Fiona Glen, Esther Leslie, Krystle Patel and Maybelle Peters in conversation
Doors: 2.30pm
Tickets: free (booking required)
The Sublime is a concept that has been in flux over the years. Fear, beauty, boundlessness and the inability to contain a thing are centred within this mutable term. This dynamic is exciting and historically has placed the individual in the seat of power in an attempt to contain the liquid. However, we can also approach these themes through the action of the uncontainable. What happens when we step away from a constructed position of power and rather open ourselves to a reception of boundlessness?
Join Krystle Patel in conversation with Fiona Glen, Esther Leslie and Maybelle Peters as they discuss the Sublime. This is part of a series of events produced as part of Krystle’s research residency with the Plun-Favreau Lab at the UCL Institute of Neurology. Find out more about the project here.
Fiona Glen is a Scottish writer and artist interested in the complex relationships between humans and our fellow animals, and in the lives of objects and materials. For her final MA Writing project at the Royal College of Art, she wrote Cephalopodomania – the manuscript for a short book that follows the slippery figure of the octopus through contemporary culture. Glen’s writing has been published in periodicals including Aesthetica, NOIT Journal, 3:AM Magazine, and Art & the Public Sphere, as well as in compilations including Le Grand K and Letters to the Earth from HarperCollins.
Esther Leslie is Professor of Political Aesthetics at Birkbeck, University of London. Her interests lie in the poetics of science and imbrications of politics and technologies. Current work focuses on turbid media and the aesthetics of turbulence. Her books include various studies and translations of Walter Benjamin, as well as Hollywood Flatlands: Animation, Critical Theory and the Avant Garde (Verso, 2002); Synthetic Worlds: Nature, Art and the Chemical Industry (Reaktion, 2005); Derelicts: Thought Worms from the Wreckage (Unkant, 2014), Liquid Crystals: The Science and Art of a Fluid Form (Reaktion, 2016) and Deeper in the Pyramid (with Melanie Jackson) (Banner Repeater, 2018).
Krystle Patel works across writing, sound and textile to create moving image works and site-specific installations that investigate relationships. Her practice exists in time and is intentionally slippery and evasive reflecting the dynamic essence of the self. Research forms the basis of her process relying on experimentation, intuition and conversation. She is interested in language, where it is full and empty, its most abstract and literal forms, language as alive and with limitations.

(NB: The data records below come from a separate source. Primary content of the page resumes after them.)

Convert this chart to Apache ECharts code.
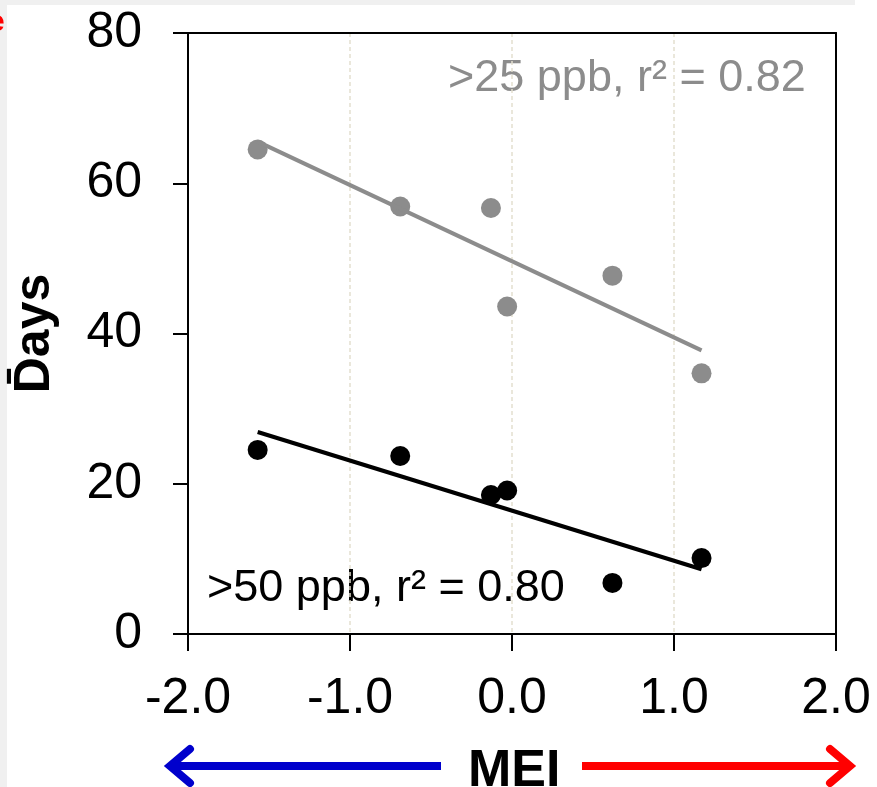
<!DOCTYPE html>
<html>
<head>
<meta charset="utf-8">
<script src="https://cdn.jsdelivr.net/npm/echarts@6/dist/echarts.min.js"></script>
<style>
  html, body { margin: 0; padding: 0; background: #fff; }
  #chart { width: 877px; height: 787px; }
</style>
</head>
<body>
<div id="chart"></div>
<script>
// MEI index per year and days above threshold
const meiValues = [-1.57, -0.69, -0.13, -0.03, 0.62, 1.17];
const days25 = [64.5, 56.9, 56.7, 43.6, 47.7, 34.7];
const days50 = [24.5, 23.7, 18.5, 19.1, 6.8, 10.1];
const xTicks = [-2, -1, 0, 1, 2];
const yTicks = [0, 20, 40, 60, 80];
const label25 = '>25 ppb, r\u00B2 = 0.82';
const label50 = '>50 ppb, r\u00B2 = 0.80';

const FONT = 'Liberation Sans, Arial, sans-serif';
const GRAY = '#8c8c8c';

// least squares fit, drawn between min and max x
const fitLine = (xs, ys) => {
  const n = xs.length;
  const mx = xs.reduce((a, b) => a + b, 0) / n;
  const my = ys.reduce((a, b) => a + b, 0) / n;
  let sxy = 0, sxx = 0;
  xs.forEach((x, i) => { sxy += (x - mx) * (ys[i] - my); sxx += (x - mx) * (x - mx); });
  const k = sxy / sxx;
  const x0 = Math.min(...xs), x1 = Math.max(...xs);
  return [[x0, my + k * (x0 - mx)], [x1, my + k * (x1 - mx)]];
};

const chart = echarts.init(document.getElementById('chart'));

// frame-only axis for the top and right edges
const frameAxis = {
  type: 'value',
  axisLine: { show: true, onZero: false, lineStyle: { color: '#000', width: 2 } },
  axisTick: { show: false }, axisLabel: { show: false }, splitLine: { show: false }
};

const arrowY = 766;
chart.setOption({
  backgroundColor: '#fff',
  animation: false,
  grid: { left: 188, right: 41, top: 33, bottom: 153 },
  xAxis: [{
    type: 'value', min: xTicks[0], max: xTicks[xTicks.length - 1], interval: 1,
    axisLine: { onZero: false, lineStyle: { color: '#000', width: 2 } },
    axisTick: { length: 17, lineStyle: { color: '#000', width: 2 } },
    axisLabel: { fontFamily: FONT, fontSize: 50, color: '#000', margin: 40, formatter: v => v.toFixed(1) },
    splitLine: { show: true, lineStyle: { color: '#e3dfcf', type: [4, 3], width: 1.5 } }
  }, { ...frameAxis, position: 'top', min: xTicks[0], max: xTicks[xTicks.length - 1] }],
  yAxis: [{
    type: 'value', min: yTicks[0], max: yTicks[yTicks.length - 1], interval: 20,
    name: 'D\u0304ays', nameLocation: 'middle', nameGap: 128,
    nameTextStyle: { fontFamily: FONT, fontSize: 50, fontWeight: 'bold', color: '#000' },
    axisLine: { onZero: false, lineStyle: { color: '#000', width: 2 } },
    axisTick: { length: 15, lineStyle: { color: '#000', width: 2 } },
    axisLabel: { fontFamily: FONT, fontSize: 50, color: '#000', margin: 46 },
    splitLine: { show: false }
  }, { ...frameAxis, position: 'right', min: yTicks[0], max: yTicks[yTicks.length - 1] }],
  series: [
    { type: 'scatter', symbolSize: 20, itemStyle: { color: GRAY, opacity: 1 }, data: meiValues.map((x, i) => [x, days25[i]]) },
    { type: 'scatter', symbolSize: 20, itemStyle: { color: '#000', opacity: 1 }, data: meiValues.map((x, i) => [x, days50[i]]) },
    { type: 'line', showSymbol: false, lineStyle: { color: GRAY, width: 4 }, data: fitLine(meiValues, days25) },
    { type: 'line', showSymbol: false, lineStyle: { color: '#000', width: 4 }, data: fitLine(meiValues, days50) }
  ],
  graphic: [
    { type: 'rect', shape: { x: 0, y: 0, width: 7, height: 787 }, style: { fill: '#f0f0f0' }, z: 0 },
    { type: 'rect', shape: { x: 0, y: 0, width: 855, height: 5 }, style: { fill: '#f0f0f0' }, z: 0 },
    { type: 'text', left: -12, top: 8, style: { text: 'e', fill: '#ff0000', font: 'bold 30px ' + FONT } },
    { type: 'text', left: 448, top: 56, style: { text: label25, fill: GRAY, font: '45px ' + FONT } },
    { type: 'text', left: 207, top: 566, style: { text: label50, fill: '#000', font: '45px ' + FONT } },
    { type: 'text', left: 468, top: 746, style: { text: 'MEI', fill: '#000', font: 'bold 52px ' + FONT } },
    { type: 'polyline', shape: { points: [[441, arrowY], [175, arrowY]] }, style: { stroke: '#0000cc', lineWidth: 8, fill: null } },
    { type: 'polyline', shape: { points: [[190, arrowY - 17], [170, arrowY], [190, arrowY + 17]] }, style: { stroke: '#0000cc', lineWidth: 8, lineCap: 'round', lineJoin: 'miter', fill: null } },
    { type: 'polyline', shape: { points: [[582, arrowY], [845, arrowY]] }, style: { stroke: '#ff0000', lineWidth: 8, fill: null } },
    { type: 'polyline', shape: { points: [[830, arrowY - 17], [850, arrowY], [830, arrowY + 17]] }, style: { stroke: '#ff0000', lineWidth: 8, lineCap: 'round', lineJoin: 'miter', fill: null } }
  ]
});
</script>
</body>
</html>
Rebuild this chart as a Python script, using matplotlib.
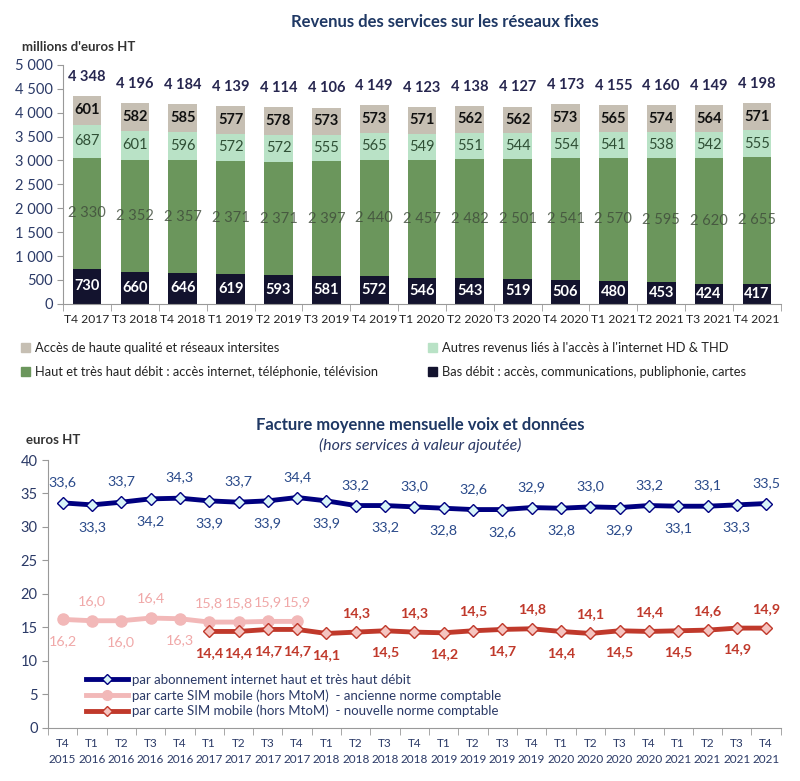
import matplotlib.pyplot as plt
from matplotlib.patches import Patch
from matplotlib.lines import Line2D

plt.rcParams['font.family'] = ['Lato', 'DejaVu Sans']

# ---------- data: revenus fixes ----------
quarters = ["T4 2017", "T3 2018", "T4 2018", "T1 2019", "T2 2019", "T3 2019", "T4 2019",
            "T1 2020", "T2 2020", "T3 2020", "T4 2020", "T1 2021", "T2 2021", "T3 2021", "T4 2021"]
bas_debit = [730, 660, 646, 619, 593, 581, 572, 546, 543, 519, 506, 480, 453, 424, 417]
haut_debit = [2330, 2352, 2357, 2371, 2371, 2397, 2440, 2457, 2482, 2501, 2541, 2570, 2595, 2620, 2655]
autres_revenus = [687, 601, 596, 572, 572, 555, 565, 549, 551, 544, 554, 541, 538, 542, 555]
haute_qualite = [601, 582, 585, 577, 578, 573, 573, 571, 562, 562, 573, 565, 574, 564, 571]
totaux = [4348, 4196, 4184, 4139, 4114, 4106, 4149, 4123, 4138, 4127, 4173, 4155, 4160, 4149, 4198]

# ---------- data: facture moyenne ----------
periods = ["T4\n2015", "T1\n2016", "T2\n2016", "T3\n2016", "T4\n2016",
           "T1\n2017", "T2\n2017", "T3\n2017", "T4\n2017",
           "T1\n2018", "T2\n2018", "T3\n2018", "T4\n2018",
           "T1\n2019", "T2\n2019", "T3\n2019", "T4\n2019",
           "T1\n2020", "T2\n2020", "T3\n2020", "T4\n2020",
           "T1\n2021", "T2\n2021", "T3\n2021", "T4\n2021"]
internet = [33.6, 33.3, 33.7, 34.2, 34.3, 33.9, 33.7, 33.9, 34.4, 33.9, 33.2, 33.2, 33.0,
            32.8, 32.6, 32.6, 32.9, 32.8, 33.0, 32.9, 33.2, 33.1, 33.1, 33.3, 33.5]
sim_ancienne = [16.2, 16.0, 16.0, 16.4, 16.3, 15.8, 15.8, 15.9, 15.9]
sim_nouvelle = [14.4, 14.4, 14.7, 14.7, 14.1, 14.3, 14.5, 14.3, 14.2, 14.5, 14.7, 14.8,
                14.4, 14.1, 14.5, 14.4, 14.5, 14.6, 14.9, 14.9]
# label position: True = above the point
ancienne_above = [False, True, False, True, False, True, True, True, True]
nouvelle_above = [False, False, False, False, False, True, False, True, False, True, False, True,
                  False, True, False, True, False, True, False, True]

NAVY = '#1f3864'
TXT = '#2b3a67'


def fr(v, dec=0):
    if dec:
        return f"{v:.{dec}f}".replace('.', ',')
    return f"{v:,}".replace(',', ' ')


fig = plt.figure(figsize=(8, 7.81), dpi=100)

# ================= top chart =================
ax1 = fig.add_axes([0.079, 0.611, 0.897, 0.306])
x = list(range(len(quarters)))
w = 0.6
c_bas, c_haut, c_aut, c_hq = '#13132e', '#6b965c', '#b9e2c6', '#c6bfb3'
b1 = [a for a in bas_debit]
b2 = [a + b for a, b in zip(bas_debit, haut_debit)]
b3 = [a + b for a, b in zip(b2, autres_revenus)]
ax1.bar(x, bas_debit, w, color=c_bas)
ax1.bar(x, haut_debit, w, bottom=b1, color=c_haut)
ax1.bar(x, autres_revenus, w, bottom=b2, color=c_aut)
ax1.bar(x, haute_qualite, w, bottom=b3, color=c_hq)

for i in x:
    ax1.text(i, bas_debit[i] / 2, fr(bas_debit[i]), ha='center', va='center',
             color='white', fontsize=10.5, fontweight='bold')
    ax1.text(i, b1[i] + haut_debit[i] / 2, fr(haut_debit[i]), ha='center', va='center',
             color='#3e4a3a', fontsize=10.5, alpha=0.8)
    ax1.text(i, b2[i] + autres_revenus[i] / 2, fr(autres_revenus[i]), ha='center', va='center',
             color='#2f4f35', fontsize=10.5)
    ax1.text(i, b3[i] + haute_qualite[i] / 2, fr(haute_qualite[i]), ha='center', va='center',
             color='#111111', fontsize=10.5, fontweight='bold')
    ax1.text(i, totaux[i] + 400, fr(totaux[i]), ha='center', va='center',
             color='#26264f', fontsize=10.5, fontweight='bold')

ax1.set_xlim(-0.5, len(quarters) - 0.5)
ax1.set_ylim(0, 5000)
ax1.set_yticks(range(0, 5001, 500))
ax1.set_yticklabels([fr(v) for v in range(0, 5001, 500)], color=TXT, fontsize=10.5)
ax1.set_xticks(x)
ax1.set_xticklabels(quarters, fontsize=8.7, color='#222222')
ax1.tick_params(axis='x', length=0, pad=7)
ax1.set_xticks([i + 0.5 for i in range(-1, len(quarters))], minor=True)
ax1.tick_params(axis='x', which='minor', length=5, color='#999999')
ax1.tick_params(axis='y', length=4, color='#999999')
for s in ['top', 'right']:
    ax1.spines[s].set_visible(False)
for s in ['left', 'bottom']:
    ax1.spines[s].set_color('#999999')

fig.text(0.556, 0.972, "Revenus des services sur les réseaux fixes", ha='center', va='center',
         fontsize=12, fontweight='bold', color=NAVY)
fig.text(0.027, 0.940, "millions d'euros HT", ha='left', va='center',
         fontsize=9.5, fontweight='bold', color='#333333')

handles1 = [Patch(color=c_hq, label="Accès de haute qualité et réseaux intersites"),
            Patch(color=c_haut, label="Haut et très haut débit : accès internet, téléphonie, télévision"),
            Patch(color=c_aut, label="Autres revenus liés à l'accès à l'internet HD & THD"),
            Patch(color=c_bas, label="Bas débit : accès, communications, publiphonie, cartes")]
fig.legend(handles=handles1, ncol=2, loc='center left', bbox_to_anchor=(0.012, 0.539),
           frameon=False, fontsize=9.3, handlelength=0.7, handleheight=0.7,
           handletextpad=0.4, columnspacing=3.8, labelspacing=0.9, labelcolor='#222222')

# ================= bottom chart =================
ax2 = fig.add_axes([0.060, 0.068, 0.916, 0.343])
xp = list(range(len(periods)))
x_anc = xp[:len(sim_ancienne)]
x_nou = xp[len(periods) - len(sim_nouvelle):]

ax2.plot(x_anc, sim_ancienne, color='#f2b8b8', lw=3.5, marker='o', ms=8,
         mfc='#f2b8b8', mec='#f2b8b8', zorder=3)
ax2.plot(x_nou, sim_nouvelle, color='#c0392b', lw=3.5, marker='D', ms=6,
         mfc='#f5c4c0', mec='#c0392b', zorder=4)
ax2.plot(xp, internet, color='#000080', lw=3.5, marker='D', ms=6,
         mfc='#d8f4f8', mec='#000080', zorder=5)

for i, v in enumerate(internet):
    dy = 3.1 if i % 2 == 0 else -3.3
    ax2.text(i, v + dy, fr(v, 1), ha='center', va='center', color='#2a4a8a', fontsize=10.3)
for i, v in enumerate(sim_ancienne):
    dy = 2.9 if ancienne_above[i] else -3.2
    ax2.text(x_anc[i], v + dy, fr(v, 1), ha='center', va='center', color='#f0a8a8', fontsize=10.3)
for i, v in enumerate(sim_nouvelle):
    dy = 2.9 if nouvelle_above[i] else -3.2
    ax2.text(x_nou[i], v + dy, fr(v, 1), ha='center', va='center', color='#c0392b',
             fontsize=10.3, fontweight='bold')

ax2.set_xlim(-0.5, len(periods) - 0.5)
ax2.set_ylim(0, 40)
ax2.set_yticks(range(0, 41, 5))
ax2.set_yticklabels([str(v) for v in range(0, 41, 5)], color=TXT, fontsize=10.5)
ax2.set_xticks(xp)
ax2.set_xticklabels(periods, fontsize=8.5, color=TXT, linespacing=1.6)
ax2.tick_params(axis='x', length=0, pad=7)
ax2.set_xticks([i + 0.5 for i in range(-1, len(periods))], minor=True)
ax2.tick_params(axis='x', which='minor', length=5, color='#999999')
ax2.tick_params(axis='y', length=4, color='#999999')
for s in ['top', 'right']:
    ax2.spines[s].set_visible(False)
for s in ['left', 'bottom']:
    ax2.spines[s].set_color('#999999')

handles2 = [
    Line2D([], [], color='#000080', lw=3.5, marker='D', ms=5, mfc='#d8f4f8', mec='#000080'),
    Line2D([], [], color='#f2b8b8', lw=3.5, marker='o', ms=7, mfc='#f2b8b8', mec='#f2b8b8'),
    Line2D([], [], color='#c0392b', lw=3.5, marker='D', ms=5, mfc='#f5c4c0', mec='#c0392b'),
]
labels2 = ["par abonnement internet haut et très haut débit",
           "par carte SIM mobile (hors MtoM)  - ancienne norme comptable",
           "par carte SIM mobile (hors MtoM)  - nouvelle norme comptable"]
ax2.legend(handles2, labels2, loc='lower left', bbox_to_anchor=(0.035, -0.005), frameon=False,
           fontsize=9.5, handlelength=3.2, handletextpad=0.3, labelspacing=0.25,
           labelcolor='#2b3a67')

fig.text(0.525, 0.456, "Facture moyenne mensuelle voix et données", ha='center', va='center',
         fontsize=12, fontweight='bold', color=NAVY)
fig.text(0.525, 0.429, "(hors services à valeur ajoutée)", ha='center', va='center',
         fontsize=11.5, style='italic', color=TXT)
fig.text(0.032, 0.437, "euros HT", ha='left', va='center',
         fontsize=9.5, fontweight='bold', color='#333333')

fig.savefig("out.png", dpi=100)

Maybelle Peters is a London based artist and filmmaker working in film and CGI. Her practice focuses on storytelling using documentary, historical events, literature and oral narratives. She gained her bachelors degree in Animation at Farnham where she made her first commissioned film for BBC2. Her Channel 4 commissioned film, Mama Lou, has been shown extensively at animation festivals including Annecy, Ottawa and the Edinburgh Film Festival as well as broadcast television. She is the recipient of the inaugural Womxn of Colour art award. Her work was shown as part of The Place is Here exhibition at Nottingham Contemporary and South London Gallery in 2017. Maybelle is a practice-based PhD candidate at UCA Farnham and her practice which explores allegorical tales and myth making looks at gleaning stories from objects, personal rituals and an archive of ephemera, gestures and sounds.